Many Americans feel that Congress is corrupt, they know that we need to do something about it, yet they don’t know what they can do. This is your public service announcement New York. We need to fight corruption at every level, from Albany all the way up to Capitol Hill in Washington D.C.  If we can restore integrity to our state government we can do the same at the Federal level as well.

How do we do this? Leading this fight is a grassroots group Wolf-PAC New York. Their legislative solution to campaign corruption in Albany is the Free and Fair Elections Resolution. It calls for an Article V convention, limited to the issue of Campaign Finance Reform and dealing with the effects of decisions like Citizens United v Federal Election Commission. When Congress is unable or unwilling to propose a needed amendment, the people have the option of a convention, where through the states we can propose an amendment to our U.S. Constitution. It will be New York and the other states’ chance to deal with the aftershocks of badly decided Supreme Court decisions like Citizens United and McCutcheon v Federal Election Commission. These decisions have allowed for the rise of corporate lobbies, Super-PACs, dark money groups, and the billionaire donor class, which include the likes of, but not limited to, the Koch Brothers and the Mercer family who now control our government.

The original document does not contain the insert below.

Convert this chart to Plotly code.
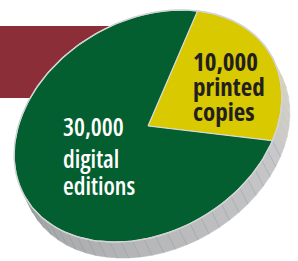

When the people demand change it can happen, even when their government has stopped listening to them and only cares about those who can pay to play. Passing the Free and Fair Elections Resolution will send a message to Congress, that we are ready for the cleanup. And if they won’t act, we will. Alexander Hamilton himself wrote in Federalist 85 praising the convention option in response to a non-responsive Congress.

Corruption, you don’t have to put up with it any more.

New York, let’s clean up New York and D.C. Come out to support and demand that Albany pass the Free and Fair Elections Resolution because the smell of corruption is really becoming unbearable.

Joseph Sackman is the national coordinator for Wolf-PAC NY.